Plaintiff brought claims against the individual defendants and Lima Lima pursuant to the Wrongful Death Act (740 ILCS 180/0.01 et seq. (2000)), and a survival action under section 27-6 of the Probate Act (755 ILCS 5/27-6 (2000)). The defendants then filed a motion for summary judgment premised upon the doctrine of assumption of the risk, which the circuit court denied. Thereafter, the defendants filed a motion for summary judgment on all survival claims, asserting that Evans died instantly. The circuit court granted the motion. Finally, the individual defendants moved for summary judgment on the remaining Wrongful Death Act claims, relying upon an exculpatory agreement signed by Evans on July 3, 1999.

The exculpatory agreement stated, in relevant part:

RELEASE/HOLD HARMLESS

The undersigned Holder/Applicant of/for the __X__ Wingman, ___ Leader, ___ Check Pilot Formation Qualification Card hereby acknowledges, and attests to that he/she is an active member of at least one of the signatory organizations listed below.
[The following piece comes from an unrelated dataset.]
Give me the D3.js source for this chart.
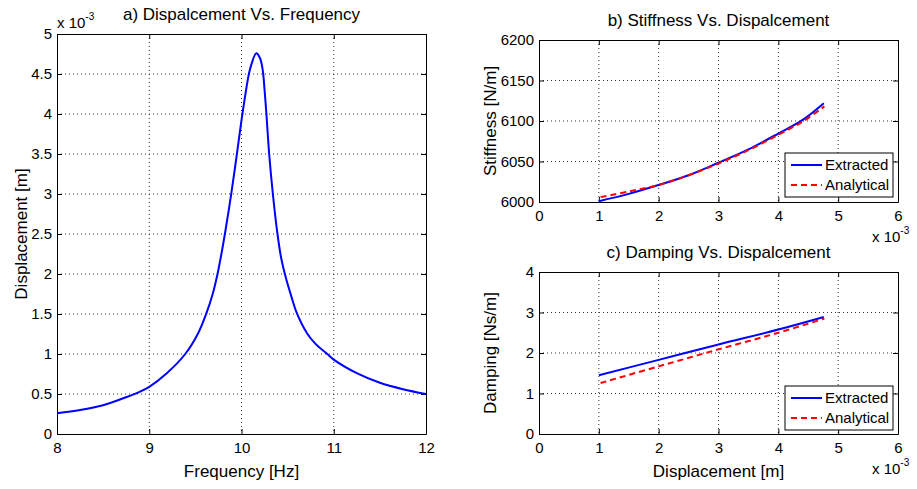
<!DOCTYPE html>
<html>
<head>
<meta charset="utf-8">
<script src="https://cdn.jsdelivr.net/npm/d3@7"></script>
<style>
  body { margin: 0; background: #fff; }
  svg { font-family: "Liberation Sans", Arial, sans-serif; }
  .grid line { stroke: #333; stroke-dasharray: 1,3; stroke-width: 1; }
  .axis path, .axis line { stroke: #000; }
  .axis text { font-size: 15px; fill: #000; }
</style>
</head>
<body>
<div id="chart"></div>
<script>
// a) displacement vs frequency (displacement in x10^-3 m)
const freq = [8.0, 8.25, 8.5, 8.75, 8.9, 9.0, 9.19, 9.39, 9.53, 9.62, 9.69, 9.74, 9.79, 9.82, 9.89, 9.95,
  10.01, 10.08, 10.11, 10.16, 10.20, 10.23, 10.25, 10.27, 10.30, 10.34, 10.39, 10.43, 10.47, 10.54,
  10.60, 10.71, 10.80, 10.93, 11.0, 11.25, 11.5, 11.75, 12.0];
const disp = [0.26, 0.30, 0.36, 0.46, 0.53, 0.59, 0.76, 1.0, 1.26, 1.51, 1.76, 2.0, 2.30, 2.50, 3.01, 3.5,
  4.0, 4.5, 4.63, 4.76, 4.70, 4.55, 4.30, 4.0, 3.5, 3.0, 2.5, 2.2, 2.0, 1.72,
  1.51, 1.26, 1.13, 1.0, 0.93, 0.76, 0.64, 0.56, 0.50];

// b) stiffness vs displacement
const stiffDispExt = [1.0, 1.5, 2.0, 2.5, 3.0, 3.5, 4.0, 4.4, 4.76];
const stiffExt = [6001, 6010, 6021, 6033, 6048.5, 6065, 6084.5, 6101, 6122];
const stiffDispAna = [1.03, 1.5, 2.0, 2.5, 3.0, 3.5, 4.0, 4.4, 4.77];
const stiffAna = [6006, 6013, 6021, 6033, 6047.5, 6064, 6083, 6099, 6118];

// c) damping vs displacement
const dampDispExt = [1.0, 2.0, 3.0, 4.0, 4.76];
const dampExt = [1.45, 1.83, 2.21, 2.58, 2.89];
const dampDispAna = [1.03, 2.0, 3.0, 4.0, 4.77];
const dampAna = [1.26, 1.67, 2.09, 2.50, 2.85];

const legendNames = ["Extracted", "Analytical"];

const width = 917, height = 489;
const svg = d3.select("#chart").append("svg")
  .attr("width", width).attr("height", height);
svg.append("rect").attr("width", width).attr("height", height).attr("fill", "#fff");

function zip(xs, ys) { return xs.map((x, i) => [x, ys[i]]); }

function panel(o) {
  const x = d3.scaleLinear().domain(o.xDomain).range([o.left, o.right]);
  const y = d3.scaleLinear().domain(o.yDomain).range([o.bottom, o.top]);
  const g = svg.append("g");

  // grid
  const grid = g.append("g").attr("class", "grid");
  grid.selectAll(".gx").data(o.xTicks.slice(1, -1)).enter().append("line")
    .attr("x1", d => x(d)).attr("x2", d => x(d)).attr("y1", o.top).attr("y2", o.bottom);
  grid.selectAll(".gy").data(o.yTicks.slice(1, -1)).enter().append("line")
    .attr("y1", d => y(d)).attr("y2", d => y(d)).attr("x1", o.left).attr("x2", o.right);

  // axes (inward ticks, box)
  g.append("g").attr("class", "axis").attr("transform", `translate(0,${o.bottom})`)
    .call(d3.axisBottom(x).tickValues(o.xTicks).tickSizeInner(-5).tickSizeOuter(0).tickPadding(8).tickFormat(d3.format("")));
  g.append("g").attr("class", "axis").attr("transform", `translate(0,${o.top})`)
    .call(d3.axisTop(x).tickValues(o.xTicks).tickSizeInner(-5).tickSizeOuter(0).tickFormat(""));
  g.append("g").attr("class", "axis").attr("transform", `translate(${o.left},0)`)
    .call(d3.axisLeft(y).tickValues(o.yTicks).tickSizeInner(-5).tickSizeOuter(0).tickPadding(5).tickFormat(d3.format("~g")));
  g.append("g").attr("class", "axis").attr("transform", `translate(${o.right},0)`)
    .call(d3.axisRight(y).tickValues(o.yTicks).tickSizeInner(-5).tickSizeOuter(0).tickFormat(""));

  // lines
  const line = d3.line().x(d => x(d[0])).y(d => y(d[1])).curve(d3.curveCatmullRom.alpha(0.5));
  o.series.forEach(s => {
    g.append("path").datum(s.data).attr("d", line)
      .attr("fill", "none").attr("stroke", s.color).attr("stroke-width", 2)
      .attr("stroke-dasharray", s.dash || null);
  });

  // title and labels
  g.append("text").attr("x", (o.left + o.right) / 2).attr("y", o.top - 14)
    .attr("text-anchor", "middle").attr("font-size", 17).text(o.title);
  if (o.xLabel) g.append("text").attr("x", (o.left + o.right) / 2).attr("y", o.bottom + 43)
    .attr("text-anchor", "middle").attr("font-size", 17).text(o.xLabel);
  g.append("text").attr("transform", `translate(${o.yLabelX},${(o.top + o.bottom) / 2}) rotate(-90)`)
    .attr("text-anchor", "middle").attr("font-size", 17).text(o.yLabel);

  return { x, y, g };
}

function exponent(xPos, yPos) {
  const t = svg.append("text").attr("x", xPos).attr("y", yPos).attr("font-size", 15);
  t.append("tspan").text("x 10");
  t.append("tspan").attr("font-size", 10).attr("dy", -8).text("-3");
}

function legend(x0, y0) {
  const g = svg.append("g");
  g.append("rect").attr("x", x0).attr("y", y0).attr("width", 108).attr("height", 44)
    .attr("fill", "#fff").attr("stroke", "#000");
  const styles = [{ color: "#0000ff", dash: null }, { color: "#ff0000", dash: "6,4" }];
  legendNames.forEach((n, i) => {
    const yy = y0 + 12 + i * 20;
    g.append("line").attr("x1", x0 + 6).attr("x2", x0 + 37).attr("y1", yy).attr("y2", yy)
      .attr("stroke", styles[i].color).attr("stroke-width", 2).attr("stroke-dasharray", styles[i].dash);
    g.append("text").attr("x", x0 + 40).attr("y", yy + 5).attr("font-size", 15).text(n);
  });
}

panel({
  left: 57, right: 426, top: 34, bottom: 434,
  xDomain: [8, 12], yDomain: [0, 5],
  xTicks: [8, 9, 10, 11, 12], yTicks: d3.range(0, 5.01, 0.5),
  title: "a) Dispalcement Vs. Frequency", xLabel: "Frequency [Hz]", yLabel: "Displacement [m]", yLabelX: 27,
  series: [{ data: zip(freq, disp), color: "#0000ff" }]
});
exponent(57, 28);

panel({
  left: 539, right: 898, top: 40, bottom: 202,
  xDomain: [0, 6], yDomain: [6000, 6200],
  xTicks: d3.range(0, 7), yTicks: [6000, 6050, 6100, 6150, 6200],
  title: "b) Stiffness Vs. Dispalcement", yLabel: "Stiffness [N/m]", yLabelX: 496,
  series: [
    { data: zip(stiffDispExt, stiffExt), color: "#0000ff" },
    { data: zip(stiffDispAna, stiffAna), color: "#ff0000", dash: "6,4" }
  ]
});
exponent(872, 242);
legend(785, 153);

panel({
  left: 539, right: 898, top: 272, bottom: 434,
  xDomain: [0, 6], yDomain: [0, 4],
  xTicks: d3.range(0, 7), yTicks: [0, 1, 2, 3, 4],
  title: "c) Damping Vs. Dispalcement", xLabel: "Displacement [m]", yLabel: "Damping [Ns/m]", yLabelX: 496,
  series: [
    { data: zip(dampDispExt, dampExt), color: "#0000ff" },
    { data: zip(dampDispAna, dampAna), color: "#ff0000", dash: "6,4" }
  ]
});
exponent(872, 474);
legend(785, 386);
</script>
</body>
</html>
As an active member of one of the signatory organizations, I hereby agree to be familiar with, and abide by, the Guidelines, Rules and Regulations established by the Confederation of Signatory Organizations known as F.A.S.T. *** I further recognize that formation flight training and formation flying is inherently dangerous wherein there is a possibility of injury or death, and in consideration of my acceptance of this Formation Qualification Card/Evaluation, issued by participating Signatory Organizations I, for myself, my heirs, executor, administrators, and assigns do hereby release and forever discharge the Signatory Organizations listed below each and every one of them and F.A.S.T., its members, employees, suppliers, agents or representatives of and from any and all claims, demands, losses, or injuries incurred or sustained by me as a result of instruction, training, attending, participating in, practicing for, traveling to and from activities involving formation flights.

***
F.A.S.T. (A Corporation to be Formed)

Signatory Organizations (Holder/Applicant must check all applicable organizations):
(1) ___E.A.A. Warbirds of America,
(2) ___Confederate Air Force, Inc.,
(3) ___North American Trainer Association,
(4) ___T-34 Association, Inc.,
(5) ___Canadian Harvard Aircraft Association.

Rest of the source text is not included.